Predicted race time (min)

Show the work

  • Current 5K pace (min/mile)7.24
  • Current 5K pace (min/km)4.50
  • Easy pace (min/mile)9.41
  • Tempo pace (min/mile)7.97
  • VO2 interval pace (min/mile)6.95

Pace math — Riegel's formula and Daniels' training zones

Two pieces of running math, packaged together:

1. Race-time prediction (Riegel)

T₂ = T₁ × (D₂/D₁)^1.06

You can't run 26.2 miles at 5K pace — fatigue makes you slower as distance grows. Pete Riegel's 1981 formula models this with the 1.06 exponent (the 'fatigue factor'). It's accurate within 2-3% for distances 1.5× to 4× of the reference race.
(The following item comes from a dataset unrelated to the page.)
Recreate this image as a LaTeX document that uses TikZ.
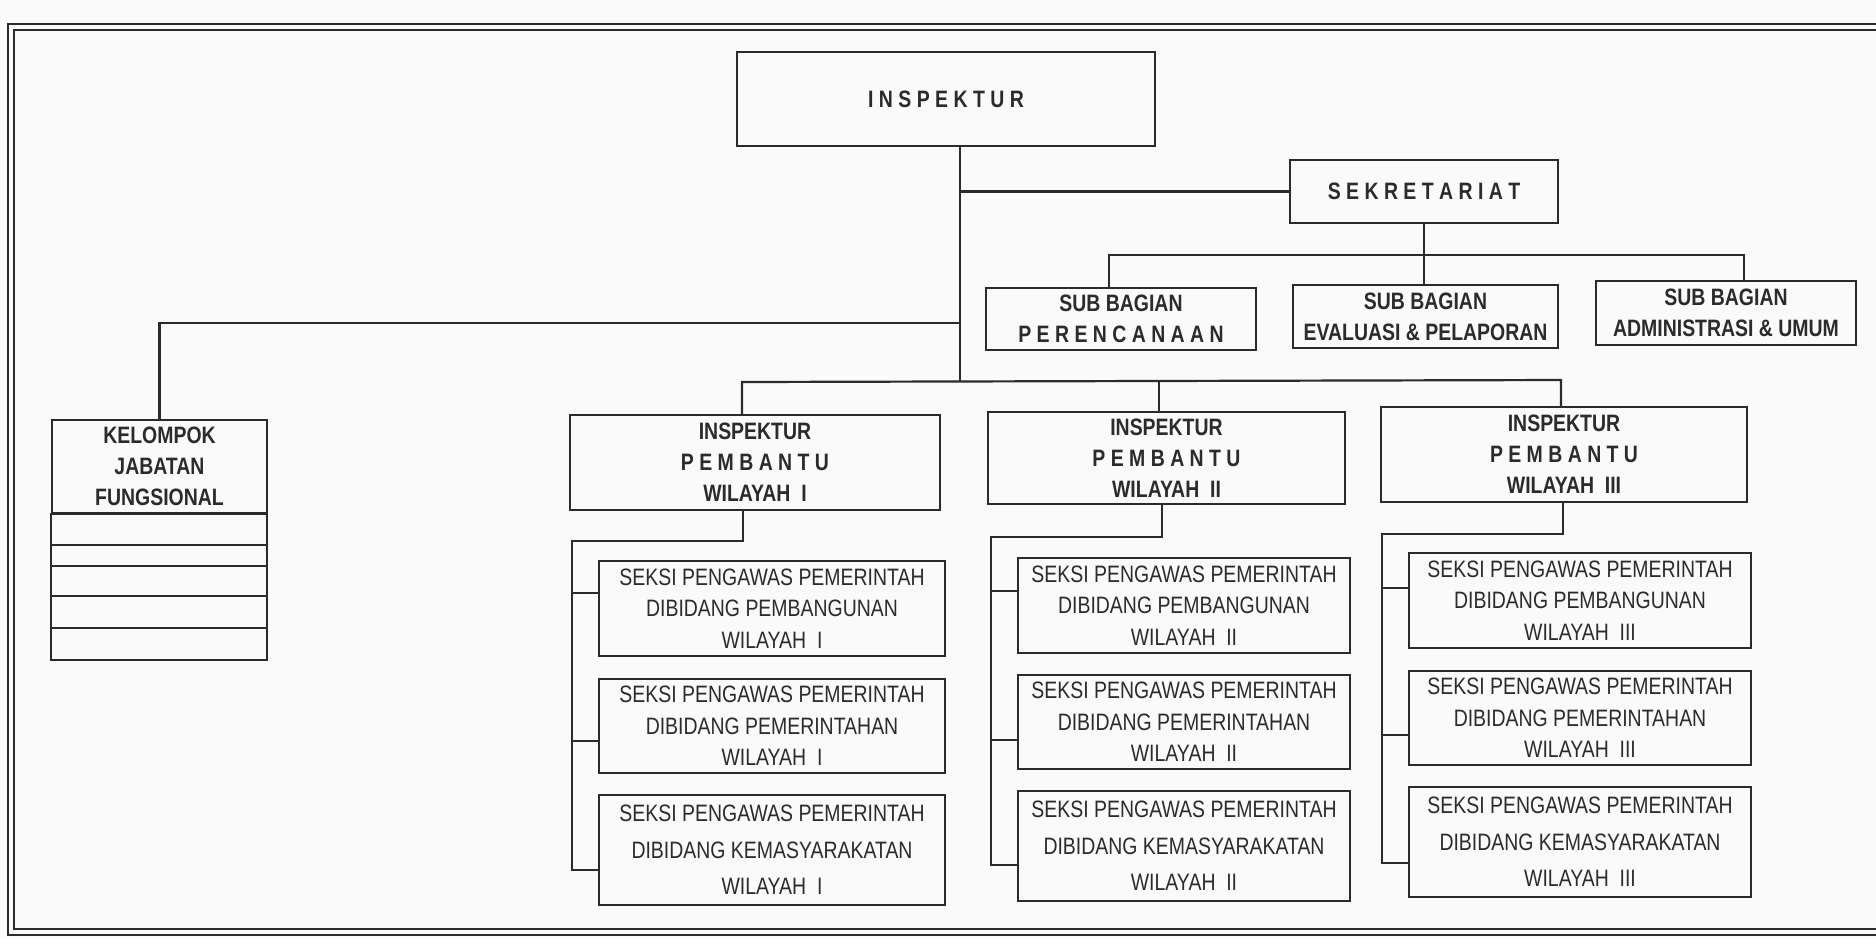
\documentclass[tikz,border=0pt]{standalone}
\usepackage{fontspec}
\setmainfont{Liberation Sans}[FakeStretch=0.82]
\definecolor{tinta}{HTML}{2B2B2B}
\definecolor{kertas}{HTML}{FAFAFA}
\tikzset{
  kotak/.style={draw=tinta, line width=1.25pt, inner sep=0pt, align=center, text=tinta},
  tebal/.style={kotak, font=\bfseries\fontsize{13.5}{17.6}\selectfont},
  tipis/.style={kotak, font=\fontsize{13.5}{17.9}\selectfont},
  renggang/.style={kotak, font=\fontsize{13.5}{20.8}\selectfont},
  garis/.style={draw=tinta, line width=1.25pt}
}

\begin{document}
\begin{tikzpicture}[x=0.02cm, y=-0.02cm]
    \useasboundingbox (0,0) rectangle (1876,938);
    \fill [kertas] (0,0) rectangle (1876,938);

    % bingkai ganda
    \draw [tinta, line width=1.5pt] (8,24) rectangle (1900,935);
    \draw [tinta, line width=1pt] (14,30) rectangle (1900,929);

    \node [tebal, minimum width=8.36cm, minimum height=1.88cm] (insp) at (946,99) {I N S P E K T U R};
    \node [tebal, minimum width=5.36cm, minimum height=1.26cm] (sekr) at (1424,191.5) {S E K R E T A R I A T};

    \node [tebal, minimum width=5.40cm, minimum height=1.24cm] (sbren) at (1121,319) {SUB BAGIAN\\P E R E N C A N A A N};
    \node [tebal, minimum width=5.30cm, minimum height=1.26cm] (sbeval) at (1425.5,316.5) {SUB BAGIAN\\EVALUASI \& PELAPORAN};
    \node [tebal, minimum width=5.20cm, minimum height=1.28cm] (sbadm) at (1726,313) {SUB BAGIAN\\ADMINISTRASI \& UMUM};

    \node [tebal, minimum width=4.30cm, minimum height=1.86cm] (kjf) at (159.5,466.5) {KELOMPOK\\JABATAN\\FUNGSIONAL};
    \draw [garis] (kjf.south west) rectangle (267,660);
    \foreach \y in {545,566,596,628}
      \draw [garis] (52,\y) -- (267,\y);

    \node [tebal, minimum width=7.40cm, minimum height=1.90cm] (ipw1) at (755,462.5) {INSPEKTUR\\P E M B A N T U\\WILAYAH~~I};
    \node [tebal, minimum width=7.14cm, minimum height=1.84cm] (ipw2) at (1166.5,458) {INSPEKTUR\\P E M B A N T U\\WILAYAH~~II};
    \node [tebal, minimum width=7.32cm, minimum height=1.90cm] (ipw3) at (1564,454.5) {INSPEKTUR\\P E M B A N T U\\WILAYAH~~III};

    % seksi tiap wilayah
    \foreach \k/\x/\w/\ya/\yb/\yc/\r in {1/772/6.92/608.5/726/850/I, 2/1184/6.64/605.5/722/846/II, 3/1580/6.84/600.5/718/842/III} {
      \node [tipis, minimum width=\w cm, minimum height=1.90cm] (sk\k1) at (\x,\ya) {SEKSI PENGAWAS PEMERINTAH\\DIBIDANG PEMBANGUNAN\\WILAYAH~~\r};
      \node [tipis, minimum width=\w cm, minimum height=1.88cm] (sk\k2) at (\x,\yb) {SEKSI PENGAWAS PEMERINTAH\\DIBIDANG PEMERINTAHAN\\WILAYAH~~\r};
      \node [renggang, minimum width=\w cm, minimum height=2.20cm] (sk\k3) at (\x,\yc) {SEKSI PENGAWAS PEMERINTAH\\DIBIDANG KEMASYARAKATAN\\WILAYAH~~\r};
    }

    % garis komando
    \coordinate (spine) at (960,382);
    \draw [garis] (insp.south -| spine) -- (spine);
    \draw [garis] (sekr.west) -- (sekr.west -| spine);
    \draw [garis] (kjf.north) |- (spine |- 0,323);

    \coordinate (barL) at (742,382);
    \coordinate (barR) at (1561,380);
    \draw [garis] (ipw1.north -| barL) -- (barL) -- (barR) -- (ipw3.north -| barR);
    \draw [garis] (ipw2.north -| 1159,0) -- (1159,381);

    \coordinate (sbL) at (1109,255);
    \coordinate (sbR) at (1744,255);
    \draw [garis] (sbren.north -| sbL) -- (sbL) -- (sbR) -- (sbadm.north -| sbR);
    \draw [garis] (sekr.south) -- (sekr.south |- sbeval.north);

    \foreach \k/\sx/\rx/\ey/\ya/\yb/\yc in {1/743/572/541/593/741/870, 2/1162/991/537/591/740/865, 3/1563/1382/534/588/735/863} {
      \draw [garis] (ipw\k.south -| \sx,0) |- (\rx,\ey) |- (sk\k3.west |- 0,\yc);
      \draw [garis] (\rx,\ya) -- (sk\k1.west |- 0,\ya);
      \draw [garis] (\rx,\yb) -- (sk\k2.west |- 0,\yb);
    }
  \end{tikzpicture}
\end{document}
A 22:30 5K → ~3:30 marathon predicted. Caveat: only accurate if you've trained for the longer distance. A 22:30 5K runner who hasn't built endurance will run 4:00+ marathon despite the prediction.

2. Training paces (Daniels)

Jack Daniels' VDOT system maps current race performance to training paces:

  • Easy (~130% of race pace): aerobic base, recovery, long-run majority. Should feel conversational.
  • Marathon pace (~115%): rehearsal pace for actual marathons.
  • Tempo / threshold (~110%): "comfortably hard," 20-40 min sustained.
  • Interval / VO2 (~96%): 3-5 min reps at this pace, equal recovery.
  • Repetition (~90%): 200-400m bursts, full recovery.

The percentages are off the 5K pace because 5K is a near-VO2max effort (~95-98% of VO2 max for trained runners). Calibrating off marathon pace is less reliable because marathon performance is endurance-limited, not VO2-limited.

How to use this

Run easy days slow enough. Most amateur runners run easy days at tempo pace and tempo days at easy pace — the dreaded "gray zone." The prescribed easy pace from this calculator should feel almost too slow. That's the point.